Vie de bureau. « Au travail, les émotions sont aussi un moteur »

Revue de Presse

Source : ouest-france.fr (9 octobre 2021)

Le plus souvent reléguées à la sphère domestique, les émotions sont pourtant un rouage indispensable au travail. Comme les compétences et les organisations

On n’exprime pas facilement ses émotions sur son lieu de travail. Les entreprises se sont toutefois mises à avoir un discours valorisant les émotions… mais seules celles dites positives. Entretien avec Aurélie Jeantet, sociologue du travail et autrice de Les émotions au travail (10 €, CNRS éditions).

Pourquoi une sociologue du travail s’intéresse-t-elle aux émotions ?

La sociologie du travail française était assez réticente à parler des affects il y a encore quelques années. On a beaucoup traité les émotions comme conséquences du travail et de ses organisations, mais elles sont aussi un moteur. Les étudier permet de mieux décrire le travail dans sa complexité.

Quelle est leur place au travail ?

Le monde du travail est dans une illusion de maîtrise des affects au profit de la raison. Les émotions sont renvoyées dans la sphère domestique. Mais elles nous rattrapent et pointent ce qui compte vraiment pour nous. Parfois, cela va à l’encontre de ce que le management veut nous faire faire.

La souffrance au travail, des causes multiples

Doit-on exprimer tout ce qu’on ressent ?

L’écart entre ce qu’on éprouve et ce qu’on doit exprimer peut être tel que cela nous met dans des situations compliquées sur les plans éthique et psychique. Mais un certain travail émotionnel est normal : on n’a pas vocation à exprimer tout ce qu’on ressent !

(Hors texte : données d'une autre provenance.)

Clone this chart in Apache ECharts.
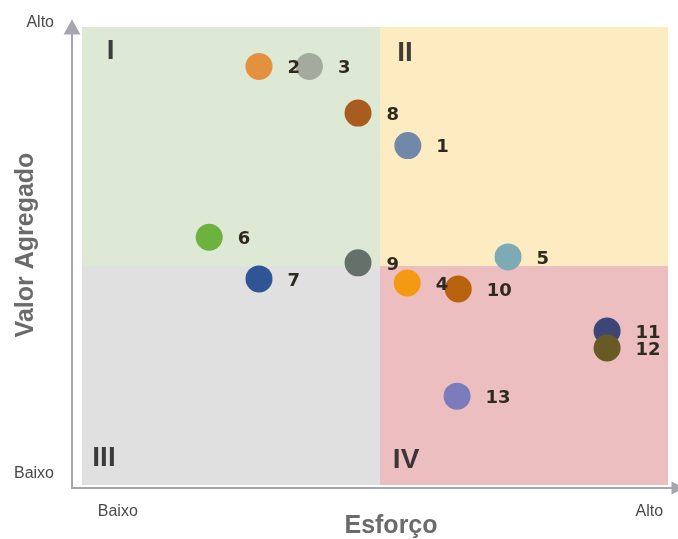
<!DOCTYPE html>
<html>
<head>
<meta charset="utf-8">
<script src="https://cdn.jsdelivr.net/npm/echarts@6/dist/echarts.min.js"></script>
<style>
  html, body { margin: 0; padding: 0; background: #ffffff; }
  #chart { width: 678px; height: 539px; }
</style>
</head>
<body>
<div id="chart"></div>
<script>
// Priority matrix: effort (Esforço) against added value (Valor Agregado)
const pointNames = ['1', '2', '3', '4', '5', '6', '7', '8', '9', '10', '11', '12', '13'];
const esforco    = [55.6, 30.2, 38.8, 55.5, 72.7, 21.7, 30.2, 47.1, 47.1, 64.2, 89.6, 89.6, 64.0];
const valor      = [74.1, 91.4, 91.4, 44.1, 49.8, 54.1, 45.0, 81.2, 48.5, 42.8, 33.6, 29.9, 19.4];
const pointColors = ['#7089a9', '#e3913f', '#a3ab9e', '#f39a12', '#7eaab5', '#6db23f', '#2f5597',
                     '#a85c1f', '#66706a', '#b8620e', '#3d4677', '#675a24', '#7c7cbc'];

// Quadrants and their roman-numeral tags
const X_SPLIT = 50.85;
const Y_SPLIT = 47.8;
const quadrantNames  = ['I', 'II', 'III', 'IV'];
const quadrantColors = ['#dde8d5', '#fdebc2', '#e0e0e0', '#edbec0'];
const quadrantTagX   = [4.9, 55.1, 3.75, 55.3];
const quadrantTagY   = [94.8, 94.3, 5.9, 5.5];

// Axis end labels
const xTickValues = [6.1, 96.8];
const xTickLabels = ['Baixo', 'Alto'];
const yTickValues = [0.7, 99.2];
const yTickLabels = ['Baixo', 'Alto'];

const X_MIN = -1.71, X_MAX = 101.7, Y_MIN = -0.655, Y_MAX = 100;

function tickText(values, labels) {
  return function (v) {
    for (let i = 0; i < values.length; i++) {
      if (Math.abs(values[i] - v) < 1e-6) return labels[i];
    }
    return '';
  };
}

const axisLineStyle = { color: '#a6a6ae', width: 2 };
const labelFont = { fontFamily: '"Liberation Sans", Arial, sans-serif', fontSize: 16, color: '#4a4a4a' };

const chart = echarts.init(document.getElementById('chart'), null, { renderer: 'canvas' });

chart.setOption({
  backgroundColor: '#ffffff',
  animation: false,
  grid: { left: 72, right: 0, top: 27, bottom: 51, containLabel: false },
  xAxis: {
    type: 'value',
    min: X_MIN,
    max: X_MAX,
    axisLine: { show: true, onZero: false, symbol: ['none', 'triangle'], symbolSize: [13, 13], lineStyle: axisLineStyle },
    axisTick: { show: false },
    splitLine: { show: false },
    axisLabel: Object.assign({
      customValues: xTickValues,
      formatter: tickText(xTickValues, xTickLabels),
      margin: 16
    }, labelFont)
  },
  yAxis: {
    type: 'value',
    min: Y_MIN,
    max: Y_MAX,
    axisLine: { show: true, onZero: false, symbol: ['none', 'triangle'], symbolSize: [17, 15], lineStyle: axisLineStyle },
    axisTick: { show: false },
    splitLine: { show: false },
    axisLabel: Object.assign({
      customValues: yTickValues,
      formatter: tickText(yTickValues, yTickLabels),
      margin: 18,
      verticalAlign: 'bottom'
    }, labelFont)
  },
  graphic: [
    {
      type: 'text', x: 391, y: 526,
      style: { text: 'Esforço', align: 'center', verticalAlign: 'middle',
               font: 'bold 25px "Liberation Sans", Arial, sans-serif', fill: '#6b6b6b' }
    },
    {
      type: 'text', x: 26, y: 245, rotation: Math.PI / 2,
      style: { text: 'Valor Agregado', align: 'center', verticalAlign: 'middle',
               font: 'bold 25px "Liberation Sans", Arial, sans-serif', fill: '#6b6b6b' }
    }
  ],
  series: [
    {
      name: 'quadrantes',
      type: 'scatter',
      z: 1,
      symbolSize: 1,
      itemStyle: { color: 'rgba(0,0,0,0)' },
      silent: true,
      data: quadrantNames.map((n, i) => ({ name: n, value: [quadrantTagX[i], quadrantTagY[i]] })),
      label: {
        show: true, position: 'inside', formatter: '{b}',
        fontFamily: '"Liberation Sans", Arial, sans-serif', fontWeight: 'bold', fontSize: 28, color: '#111111'
      },
      markArea: {
        silent: true,
        itemStyle: { opacity: 1 },
        data: [
          [{ xAxis: 0, yAxis: Y_SPLIT, itemStyle: { color: quadrantColors[0] } }, { xAxis: X_SPLIT, yAxis: 100 }],
          [{ xAxis: X_SPLIT, yAxis: Y_SPLIT, itemStyle: { color: quadrantColors[1] } }, { xAxis: 100, yAxis: 100 }],
          [{ xAxis: 0, yAxis: 0, itemStyle: { color: quadrantColors[2] } }, { xAxis: X_SPLIT, yAxis: Y_SPLIT }],
          [{ xAxis: X_SPLIT, yAxis: 0, itemStyle: { color: quadrantColors[3] } }, { xAxis: 100, yAxis: Y_SPLIT }]
        ]
      }
    },
    {
      name: 'itens',
      type: 'scatter',
      z: 3,
      symbolSize: 27,
      itemStyle: { opacity: 1 },
      data: pointNames.map((n, i) => ({
        name: n,
        value: [esforco[i], valor[i]],
        itemStyle: { color: pointColors[i], opacity: 1 }
      })),
      label: {
        show: true, position: 'right', distance: 15, offset: [0, 2], formatter: '{b}',
        fontFamily: '"DejaVu Sans", sans-serif', fontWeight: 'bold', fontSize: 18, color: '#2e2a20'
      },
      emphasis: { disabled: true }
    }
  ]
});
</script>
</body>
</html>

Quel lien avec l’augmentation de la souffrance au travail ?

Elle a de multiples causes. On ne peut pas tout mettre sur le déni des émotions. J’insiste aussi sur l’intensification du travail, propice au burn-out, qui peut être suscité par un trop-plein. Le déni des émotions pousse à prendre des décisions délétères sur le plan humain. On l’a vu au procès France Télécom.

Que penser des ateliers pour apprendre à « gérer » ses émotions au travail ?

Comme ailleurs dans la société, les entreprises se sont mises à avoir un discours valorisant les émotions, mais seules celles dites positives. Ça passe par des formations, dont beaucoup ont montré une individualisation et une psychologisation du travail. C’est une façon pour le management de remettre la responsabilité sur le travailleur.

Une source d’inégalités

Les émotions sont aussi sources d’inégalités, femmes-hommes notamment…

On demande aux femmes de prêter attention à leurs émotions et à celles des autres, tandis que les hommes doivent les maîtriser. Cela amène à des inégalités sociales et économiques : on a attribué aux femmes les métiers du soin, mal payés, dévalorisés. Puis il y a ce qui relève de la perception des émotions. Elle n’est pas la même selon si c’est une femme ou un homme qui les manifeste. La colère a été étudiée. Chez un homme, elle sera vue comme une force de caractère ; chez une femme, elle va plutôt la décrédibiliser.

Quel impact du télétravail sur l’expression des émotions ?

D’un côté, on a pu être plus attentif à ce qu’on ressentait. Et être attentif à soi permet d’être attentif aux autres. Mais on a aussi mesuré ce qu’on perdait, notamment la dimension collective. Quand on échange à distance, l’absence du corps est problématique, puisqu’il faudrait vraiment se mettre à pleurer ou hurler pour que les autres s’aperçoivent qu’un truc se passe. Et les relations s’en trouvent encore plus désincarnées.